Thursday, March 12, 2020

Boredom

Sir Walter Scott in his Journal wrote, "Few men, leading a quiet life, and without any strong or highly varied change of circumstances, have seen more variety of society than I—few have enjoyed it more, or been bored, as it is called, less by the company of tiresome people." Could it be this is why Scott can spend so much time writing about details which often bore other people? Even I, a fairly devoted Scott reader, can find him a bore at times -- though an entertaining bore.

It is this word "bore" which interests me most. The emphasis on "bored" is Scott's. Scott probably italicised it because it was still a novel word, and therefore still retained its old definition of making a hole through something. I suspect the new definition -- as in something which is tiresome -- corresponds to the tedium of the industrial age, a tedium not caused by an absence of something but rather something boring, i.e drilling into you so severely as to create a hole into which is filled tedium. Is boredom then a modern phenomenon, particularly to an urban age, and perhaps even an agricultural age? Am I a terrible Rousseauian optimist for wondering whether boredom is in fact possible in a state of nature?

Certainly it seems more possible in a highly developed society with bureaucracies, earpiece-wearing businessmen, impersonal large-scale retail, background music, smartphones and social media -- contrary to conventional wisdom, I think smartphones, instead to eliminating boredom, in fact create more boredom: it is the bored person who idly sits there on his phone; he would be a lot less bored were he to do something like go for a walk; instead he scrolls and scrolls and scrolls, his boredom only occasionally alleviated by the sight of something novel, and then he scrolls some more trying to find another relief.

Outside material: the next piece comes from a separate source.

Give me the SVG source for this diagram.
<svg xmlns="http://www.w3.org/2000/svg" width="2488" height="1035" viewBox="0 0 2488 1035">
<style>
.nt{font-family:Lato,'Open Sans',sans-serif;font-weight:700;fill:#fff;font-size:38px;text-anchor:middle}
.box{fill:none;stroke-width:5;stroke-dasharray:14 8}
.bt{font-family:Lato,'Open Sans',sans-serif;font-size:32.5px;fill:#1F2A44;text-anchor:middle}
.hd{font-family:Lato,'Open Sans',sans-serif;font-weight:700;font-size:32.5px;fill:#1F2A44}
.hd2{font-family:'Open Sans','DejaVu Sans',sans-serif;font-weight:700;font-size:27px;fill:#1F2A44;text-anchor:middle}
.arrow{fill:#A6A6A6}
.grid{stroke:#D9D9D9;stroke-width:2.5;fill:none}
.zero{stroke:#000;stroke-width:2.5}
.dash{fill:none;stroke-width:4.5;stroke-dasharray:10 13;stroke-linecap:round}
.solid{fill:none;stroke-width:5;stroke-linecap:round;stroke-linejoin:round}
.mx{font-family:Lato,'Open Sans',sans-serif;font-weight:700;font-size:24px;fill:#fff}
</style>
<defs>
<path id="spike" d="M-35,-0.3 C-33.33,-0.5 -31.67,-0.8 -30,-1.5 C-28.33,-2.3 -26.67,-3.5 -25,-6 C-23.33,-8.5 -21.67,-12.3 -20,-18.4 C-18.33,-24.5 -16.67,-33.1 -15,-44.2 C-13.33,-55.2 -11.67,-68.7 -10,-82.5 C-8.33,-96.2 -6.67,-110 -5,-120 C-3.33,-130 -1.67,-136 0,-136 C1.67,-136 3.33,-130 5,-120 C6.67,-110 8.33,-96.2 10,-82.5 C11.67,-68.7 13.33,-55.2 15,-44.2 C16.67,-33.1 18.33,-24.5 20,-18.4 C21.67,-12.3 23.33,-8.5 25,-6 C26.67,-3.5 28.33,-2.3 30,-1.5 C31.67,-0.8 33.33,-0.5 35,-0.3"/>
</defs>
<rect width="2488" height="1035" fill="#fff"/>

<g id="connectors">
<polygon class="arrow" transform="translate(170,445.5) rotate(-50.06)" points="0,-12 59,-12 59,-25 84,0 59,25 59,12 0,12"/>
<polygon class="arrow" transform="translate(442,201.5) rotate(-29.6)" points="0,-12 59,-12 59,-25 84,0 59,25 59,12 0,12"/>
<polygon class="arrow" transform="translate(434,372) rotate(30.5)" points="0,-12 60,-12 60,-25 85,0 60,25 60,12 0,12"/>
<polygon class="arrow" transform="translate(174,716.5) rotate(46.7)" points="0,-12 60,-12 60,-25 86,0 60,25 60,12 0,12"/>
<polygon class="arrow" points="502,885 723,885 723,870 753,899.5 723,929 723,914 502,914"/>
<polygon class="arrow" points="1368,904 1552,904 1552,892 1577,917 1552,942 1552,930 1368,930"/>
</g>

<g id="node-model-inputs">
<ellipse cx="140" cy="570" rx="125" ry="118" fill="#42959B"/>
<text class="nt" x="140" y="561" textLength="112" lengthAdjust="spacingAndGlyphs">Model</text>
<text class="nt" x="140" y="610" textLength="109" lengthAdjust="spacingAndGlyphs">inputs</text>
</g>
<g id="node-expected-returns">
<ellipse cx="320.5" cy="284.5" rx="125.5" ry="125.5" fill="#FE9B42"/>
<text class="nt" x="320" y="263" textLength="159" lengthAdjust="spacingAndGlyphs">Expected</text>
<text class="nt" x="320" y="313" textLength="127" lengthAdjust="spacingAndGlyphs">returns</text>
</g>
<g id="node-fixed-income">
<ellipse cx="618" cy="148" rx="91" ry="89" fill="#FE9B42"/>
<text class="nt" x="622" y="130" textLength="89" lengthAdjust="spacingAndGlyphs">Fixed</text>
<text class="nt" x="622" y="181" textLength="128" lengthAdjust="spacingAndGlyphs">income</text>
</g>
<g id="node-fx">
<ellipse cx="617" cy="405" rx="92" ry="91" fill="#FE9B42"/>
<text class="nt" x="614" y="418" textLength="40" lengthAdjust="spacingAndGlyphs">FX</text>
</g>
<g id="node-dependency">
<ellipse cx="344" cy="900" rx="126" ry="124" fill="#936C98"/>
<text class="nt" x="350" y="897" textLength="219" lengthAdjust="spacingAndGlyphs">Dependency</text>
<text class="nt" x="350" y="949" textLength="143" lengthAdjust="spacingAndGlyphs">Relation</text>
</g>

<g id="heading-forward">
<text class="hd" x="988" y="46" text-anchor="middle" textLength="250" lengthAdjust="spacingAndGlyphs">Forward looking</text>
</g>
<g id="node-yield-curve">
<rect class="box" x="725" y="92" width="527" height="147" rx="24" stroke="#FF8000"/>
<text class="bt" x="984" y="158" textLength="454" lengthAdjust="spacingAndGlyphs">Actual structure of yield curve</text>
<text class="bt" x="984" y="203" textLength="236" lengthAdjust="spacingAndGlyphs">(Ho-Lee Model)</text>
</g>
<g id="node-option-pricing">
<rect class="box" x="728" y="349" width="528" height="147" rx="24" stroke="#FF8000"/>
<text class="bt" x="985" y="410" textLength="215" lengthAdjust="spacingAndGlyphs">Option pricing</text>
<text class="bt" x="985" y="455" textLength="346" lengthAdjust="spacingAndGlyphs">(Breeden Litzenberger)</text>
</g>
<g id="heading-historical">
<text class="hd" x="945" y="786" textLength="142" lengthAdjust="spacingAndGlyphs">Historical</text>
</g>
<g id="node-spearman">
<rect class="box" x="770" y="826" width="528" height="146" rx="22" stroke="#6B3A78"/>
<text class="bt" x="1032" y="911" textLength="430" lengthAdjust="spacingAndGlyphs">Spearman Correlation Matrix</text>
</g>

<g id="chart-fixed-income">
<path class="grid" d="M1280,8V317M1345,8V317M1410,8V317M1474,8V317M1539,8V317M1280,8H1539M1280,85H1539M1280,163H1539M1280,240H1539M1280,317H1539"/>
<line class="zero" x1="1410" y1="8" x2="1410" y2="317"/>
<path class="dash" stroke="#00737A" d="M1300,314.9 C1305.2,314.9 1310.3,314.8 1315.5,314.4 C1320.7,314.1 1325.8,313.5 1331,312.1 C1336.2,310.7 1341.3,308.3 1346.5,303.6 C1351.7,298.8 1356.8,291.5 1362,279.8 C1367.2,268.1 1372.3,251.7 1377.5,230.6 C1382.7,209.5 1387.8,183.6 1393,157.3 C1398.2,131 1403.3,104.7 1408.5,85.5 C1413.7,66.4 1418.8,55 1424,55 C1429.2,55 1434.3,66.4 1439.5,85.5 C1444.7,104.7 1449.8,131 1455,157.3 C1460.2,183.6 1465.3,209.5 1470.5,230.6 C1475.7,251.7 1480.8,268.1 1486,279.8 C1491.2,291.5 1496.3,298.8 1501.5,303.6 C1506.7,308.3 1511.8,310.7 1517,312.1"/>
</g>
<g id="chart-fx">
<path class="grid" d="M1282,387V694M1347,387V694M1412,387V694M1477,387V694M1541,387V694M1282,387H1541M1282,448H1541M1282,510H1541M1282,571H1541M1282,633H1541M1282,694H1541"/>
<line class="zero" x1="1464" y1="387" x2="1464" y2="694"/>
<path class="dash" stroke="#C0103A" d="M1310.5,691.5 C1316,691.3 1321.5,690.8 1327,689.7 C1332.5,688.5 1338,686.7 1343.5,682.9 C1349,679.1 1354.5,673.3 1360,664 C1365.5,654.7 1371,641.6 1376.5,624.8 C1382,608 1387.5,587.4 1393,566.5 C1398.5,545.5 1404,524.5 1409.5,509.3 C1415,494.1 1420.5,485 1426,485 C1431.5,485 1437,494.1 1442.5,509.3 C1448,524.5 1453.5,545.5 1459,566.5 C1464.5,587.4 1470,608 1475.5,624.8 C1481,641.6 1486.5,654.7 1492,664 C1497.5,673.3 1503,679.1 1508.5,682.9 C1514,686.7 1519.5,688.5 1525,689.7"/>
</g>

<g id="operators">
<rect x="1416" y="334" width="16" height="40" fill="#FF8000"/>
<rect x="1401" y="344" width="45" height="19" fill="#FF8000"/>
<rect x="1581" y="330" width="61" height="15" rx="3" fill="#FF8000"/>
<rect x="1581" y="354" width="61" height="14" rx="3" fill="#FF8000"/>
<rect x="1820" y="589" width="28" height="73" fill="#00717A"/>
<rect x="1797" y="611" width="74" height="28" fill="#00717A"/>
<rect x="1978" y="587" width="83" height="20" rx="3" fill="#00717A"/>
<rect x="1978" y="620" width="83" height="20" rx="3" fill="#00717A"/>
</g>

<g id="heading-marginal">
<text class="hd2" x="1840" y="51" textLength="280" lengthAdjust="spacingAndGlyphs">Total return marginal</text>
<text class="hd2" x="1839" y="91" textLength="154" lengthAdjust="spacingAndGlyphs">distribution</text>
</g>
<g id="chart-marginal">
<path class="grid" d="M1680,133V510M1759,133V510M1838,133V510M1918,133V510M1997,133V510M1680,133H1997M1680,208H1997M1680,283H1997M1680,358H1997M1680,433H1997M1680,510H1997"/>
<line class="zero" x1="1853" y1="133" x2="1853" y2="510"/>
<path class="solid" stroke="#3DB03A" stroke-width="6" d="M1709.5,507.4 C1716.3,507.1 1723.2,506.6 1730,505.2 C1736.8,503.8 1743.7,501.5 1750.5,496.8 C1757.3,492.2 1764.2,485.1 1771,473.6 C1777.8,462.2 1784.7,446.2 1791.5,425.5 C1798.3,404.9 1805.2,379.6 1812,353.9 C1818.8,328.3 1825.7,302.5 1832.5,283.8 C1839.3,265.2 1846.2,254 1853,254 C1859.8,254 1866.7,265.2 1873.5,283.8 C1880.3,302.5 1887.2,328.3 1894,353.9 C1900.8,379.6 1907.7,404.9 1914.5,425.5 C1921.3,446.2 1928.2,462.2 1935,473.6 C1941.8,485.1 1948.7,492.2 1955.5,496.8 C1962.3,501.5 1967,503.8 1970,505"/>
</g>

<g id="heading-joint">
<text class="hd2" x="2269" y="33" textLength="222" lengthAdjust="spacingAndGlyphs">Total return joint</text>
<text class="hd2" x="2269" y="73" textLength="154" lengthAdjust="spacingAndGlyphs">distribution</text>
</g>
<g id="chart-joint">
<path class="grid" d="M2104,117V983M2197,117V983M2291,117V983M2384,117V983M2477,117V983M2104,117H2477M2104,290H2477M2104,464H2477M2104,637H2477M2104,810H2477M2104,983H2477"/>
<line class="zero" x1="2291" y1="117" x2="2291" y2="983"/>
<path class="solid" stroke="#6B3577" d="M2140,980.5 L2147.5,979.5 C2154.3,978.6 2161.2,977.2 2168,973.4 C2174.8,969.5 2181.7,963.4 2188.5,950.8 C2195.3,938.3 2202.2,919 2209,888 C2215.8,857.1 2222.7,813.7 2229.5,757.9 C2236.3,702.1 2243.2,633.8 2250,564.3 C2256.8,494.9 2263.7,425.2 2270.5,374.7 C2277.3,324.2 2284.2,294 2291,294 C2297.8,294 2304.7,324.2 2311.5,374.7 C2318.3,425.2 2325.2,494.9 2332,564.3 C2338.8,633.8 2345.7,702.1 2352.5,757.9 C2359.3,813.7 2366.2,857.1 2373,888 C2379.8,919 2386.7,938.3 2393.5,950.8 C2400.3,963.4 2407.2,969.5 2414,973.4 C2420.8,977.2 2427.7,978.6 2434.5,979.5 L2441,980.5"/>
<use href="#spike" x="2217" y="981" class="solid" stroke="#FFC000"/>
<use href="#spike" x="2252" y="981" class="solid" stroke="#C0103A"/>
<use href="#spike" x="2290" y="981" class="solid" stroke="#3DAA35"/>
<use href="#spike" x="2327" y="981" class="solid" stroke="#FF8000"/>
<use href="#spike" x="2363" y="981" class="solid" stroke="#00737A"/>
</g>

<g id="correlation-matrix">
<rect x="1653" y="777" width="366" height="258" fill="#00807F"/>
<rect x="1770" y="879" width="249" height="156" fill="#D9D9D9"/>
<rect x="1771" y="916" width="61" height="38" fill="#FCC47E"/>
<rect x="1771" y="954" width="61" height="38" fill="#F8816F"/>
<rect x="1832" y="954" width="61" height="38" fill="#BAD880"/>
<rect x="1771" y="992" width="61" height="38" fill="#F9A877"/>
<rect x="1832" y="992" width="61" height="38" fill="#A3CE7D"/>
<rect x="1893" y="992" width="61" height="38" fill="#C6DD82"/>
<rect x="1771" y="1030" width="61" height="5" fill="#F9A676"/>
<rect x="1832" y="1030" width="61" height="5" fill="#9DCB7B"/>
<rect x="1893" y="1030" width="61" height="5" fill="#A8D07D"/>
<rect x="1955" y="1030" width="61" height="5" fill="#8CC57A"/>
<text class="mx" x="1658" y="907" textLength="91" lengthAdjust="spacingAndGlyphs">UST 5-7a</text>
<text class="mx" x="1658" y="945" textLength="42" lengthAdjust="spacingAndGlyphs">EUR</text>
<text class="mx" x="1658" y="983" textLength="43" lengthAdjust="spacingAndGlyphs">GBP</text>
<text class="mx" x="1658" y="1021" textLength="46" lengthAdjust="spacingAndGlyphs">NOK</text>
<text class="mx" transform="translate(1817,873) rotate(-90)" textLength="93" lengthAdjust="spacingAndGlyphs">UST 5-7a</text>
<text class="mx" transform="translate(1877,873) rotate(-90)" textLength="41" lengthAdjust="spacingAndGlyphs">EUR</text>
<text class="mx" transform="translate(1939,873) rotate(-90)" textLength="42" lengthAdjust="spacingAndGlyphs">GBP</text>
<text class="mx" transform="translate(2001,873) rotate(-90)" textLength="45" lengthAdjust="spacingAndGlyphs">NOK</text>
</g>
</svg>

For my own part, I can only recall experiencing boredom when it has been imposed on me. I think of retail work, or when I would be stuck in a seminar with dull unthinking peers, or the dreadful slowness of a school detention. I'm never bored at home. There is always a book on the shelf, and if I've run out of new books, good: I enjoy re-reading even more. There is always an instrument to play, paper (or, admittedly, a computer) to write on, thoughts to entertain. There are always places to walk -- a woods nearby, with my favourite rodent, the squirrel. Like Scott, "I cannot remember the time when I had not some ideal part to play for my own solitary amusement."